Aya Hijazi (also spelled: Hegazy or Higazi, آية حجازي, born 23 January 1987) is an Egyptian-American charity worker and social activist. Together with her husband she founded an NGO "Belady Foundation" to support child political prisoners in Egypt. Hijazi, her husband and five other Belady members were imprisoned in Cairo from 2014 until 2017, when the Cairo Criminal Court found them innocent.

==Childhood and education==
Hijazi became interested in social activism during her childhood in the United States (US). She studied conflict analysis and conflict resolution at George Mason University in the US and law at Cairo University in Egypt.

==2011 Egyptian revolution and Belady==
During the 2011 Egyptian revolution, Hijazi returned to her homeland, Egypt, along with her husband, Mohamed Hassanein, to establish a non-governmental organization (NGO), "Belady" (meaning "My Home"). Hijazi and Hassanein's intention was that Belady was to become "a symbolic island that unified people from all walks of life, allowing them to work towards the betterment of society". Belady focused on children and youth – one of Belady's main projects was helping street children who would otherwise be unsupported by state or non-state social support institutions. Working on such projects was seen by Belady to foster a sense of community while developing life skills within the children and the volunteers.

===Arrest and imprisonment===
On 1 May 2014, police forces raided Belady and arrested Aya, her husband, Mohamed, Sherif Talaat and Amira Farag, also Belady members. They were charged with child abuse. Three months later, the police arrested Ibrahim Abd Rabbo, Karim Magdy and Mohamed al-Sayed, who had been trying to film video testimony with several children who had earlier been interviewed by the prosecution.
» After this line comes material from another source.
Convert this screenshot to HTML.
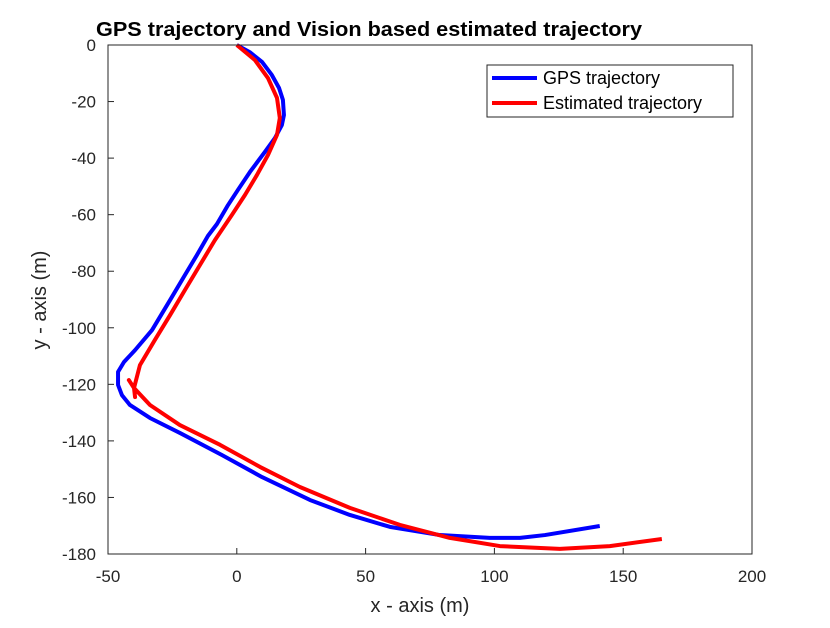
<!DOCTYPE html>
<html><head><meta charset="utf-8"><style>
body{margin:0;background:#fff;}
svg text{font-family:"Liberation Sans",sans-serif;}
</style></head><body>
<svg width="830" height="623" id="c">
<rect width="830" height="623" fill="#fff"/>
<text x="96" y="36" font-size="20" font-weight="bold" textLength="546" lengthAdjust="spacingAndGlyphs">GPS trajectory and Vision based estimated trajectory</text>
<g id="ticks"></g>
<g id="lines"></g>
<rect x="108" y="45" width="644" height="509" fill="none" stroke="#262626" stroke-width="1"/>
<text x="420" y="612" font-size="20" text-anchor="middle" fill="#262626">x - axis (m)</text>
<text transform="translate(46,300) rotate(-90)" font-size="20" text-anchor="middle" fill="#262626">y - axis (m)</text>
<g>
<rect x="487" y="65" width="246" height="52" fill="#fff" stroke="#262626" stroke-width="1"/>
<line x1="492" y1="78" x2="537" y2="78" stroke="#0000ff" stroke-width="4"/>
<text x="543" y="84" font-size="18" fill="#000">GPS trajectory</text>
<line x1="492" y1="103" x2="537" y2="103" stroke="#ff0000" stroke-width="4"/>
<text x="543" y="109" font-size="18" fill="#000">Estimated trajectory</text>
</g>
</svg>
<script>
const xTicks=[-50,0,50,100,150,200];
const yTicks=[0,-20,-40,-60,-80,-100,-120,-140,-160,-180];
const gpsX=[0,5,9.8,13.6,16.4,17.9,18.3,17.5,14.8,10.9,5.1,0.4,-3.4,-7.7,-11.2,-15.5,-20.1,-25.9,-32.9,-39.5,-43.8,-46.1,-46.1,-44.6,-41.5,-33.7,-22.1,-5.8,9.8,28.4,43.9,59.4,78.8,98.2,109.9,119.6,140.9];
const gpsY=[0,-2.5,-6,-10.6,-15.2,-19.4,-24.8,-28.3,-32.9,-37.8,-44.9,-51.3,-56.6,-63.3,-67.5,-74.3,-81.3,-90.2,-100.8,-107.9,-112.1,-115.6,-120.2,-123.8,-127.3,-131.9,-137.2,-145,-152.8,-160.9,-166.2,-170.4,-173.3,-174.3,-174.3,-173.3,-170.1];
const estX=[0,7,12.1,15.6,16.7,15.6,12.1,7.8,3.2,-1.9,-8.5,-14.3,-20.1,-25.9,-31.8,-37.6,-39.9,-41.9,-39.9,-39.5,-39.9,-33.7,-22.1,-6.5,9,24.5,43.9,63.3,82.7,102.1,125.4,144.8,165];
const estY=[0,-5.3,-11.7,-18.7,-25.8,-31.8,-38.9,-46,-53,-60.1,-69,-77.8,-86.6,-95.5,-104.3,-113.2,-121.3,-118.5,-121.3,-124.5,-121.3,-127.3,-134.4,-141.4,-149.2,-156.3,-163.7,-169.7,-174.3,-177.2,-178.2,-177.2,-174.7];
const L=108,R=752,T=45,B=554;
function sx(v){return L+(v-(-50))/(250)*(R-L);}
function sy(v){return T+(0-v)/180*(B-T);}
const NS="http://www.w3.org/2000/svg";
const tg=document.getElementById('ticks');
xTicks.forEach(v=>{
  const l=document.createElementNS(NS,'line');
  l.setAttribute('x1',sx(v));l.setAttribute('x2',sx(v));l.setAttribute('y1',B);l.setAttribute('y2',B-6);
  l.setAttribute('stroke','#262626');
  
  
  tg.appendChild(l);
  const t=document.createElementNS(NS,'text');
  t.setAttribute('x',sx(v));t.setAttribute('y',B+28);t.setAttribute('text-anchor','middle');t.setAttribute('font-size','17');t.setAttribute('fill','#262626');
  t.textContent=v;
  
  
  tg.appendChild(t);
});
yTicks.forEach(v=>{
  const l=document.createElementNS(NS,'line');
  l.setAttribute('x1',L);l.setAttribute('x2',L+6);l.setAttribute('y1',sy(v));l.setAttribute('y2',sy(v));
  l.setAttribute('stroke','#262626');
  
  
  tg.appendChild(l);
  const t=document.createElementNS(NS,'text');
  t.setAttribute('x',L-12);t.setAttribute('y',sy(v)+6);t.setAttribute('text-anchor','end');t.setAttribute('font-size','17');t.setAttribute('fill','#262626');
  t.textContent=v;
  
  
  tg.appendChild(t);
});
const lg=document.getElementById('lines');
function draw(xs,ys,col,name){
  const p=document.createElementNS(NS,'polyline');
  p.setAttribute('points',xs.map((x,i)=>sx(x)+','+sy(ys[i])).join(' '));
  p.setAttribute('fill','none');p.setAttribute('stroke',col);p.setAttribute('stroke-width','4');p.setAttribute('stroke-linejoin','round');
  
  
  lg.appendChild(p);
}
draw(gpsX,gpsY,'#0000ff','gps-trajectory-line');
draw(estX,estY,'#ff0000','estimated-trajectory-line');
</script>
</body></html>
For nearly three years, the seven individuals were imprisoned under charges that included human trafficking, kidnapping, and rape.

NGOs and public figures from Egypt and around the world pressed for the release of Aya, her husband, and the Belady members. The case took a turning point when Aya's college friend, Chelsea Cowan, successfully lobbied congressmen and senators, bringing attention to her case. As a result, Hillary Clinton made it a highlight in her presidential election campaign and President Trump pressed for the release of Aya and the other defendants.

On 16 April 2017, the Cairo Criminal Court found Aya and all Belady members innocent of all charges. Two days after their release, Dina Powell (U.S. Deputy National Security Advisor for Strategy to President Donald Trump) flew with Aya and her husband in a private plane to the United States; President Trump, along with his daughter, Ivanka, and her husband, Jared Kushner, welcomed her to the White House and celebrated her release. According to Hijazi, during a meeting following her release, Trump told her "You know it's I who released you, don't you? I succeeded and Obama failed." She later described feeling pressured during the encounter and criticized what she characterized as an emphasis on personal credit, and during the 2020 presidential election she publicly endorsed Joe Biden.

Aya's case took place in the context of Egypt's crackdown on civil society, police corruption, the fabrication of criminal cases, and the abuse of pretrial detention and its use as a political tool to suppress any opposition.

===Post release===
As of 2017, Aya resides in Washington D.C., where she works on expanding Belady and "saving the dreams of the most vulnerable children", by working towards the release of child political prisoners in Egypt. She plans to establish "islands of humanity" throughout the Middle East and other conflict zones. Hijazi initially supported Bernie Sanders for president in the 2020 election. In early November 2020, Hijazi tweeted her support for Joe Biden.

==Personal life==
Hijazi was born to a Lebanese-Born father of Egyptian descent and Egyptian Mother. She married another Egyptian–American social activist, Mohamed Hassanien.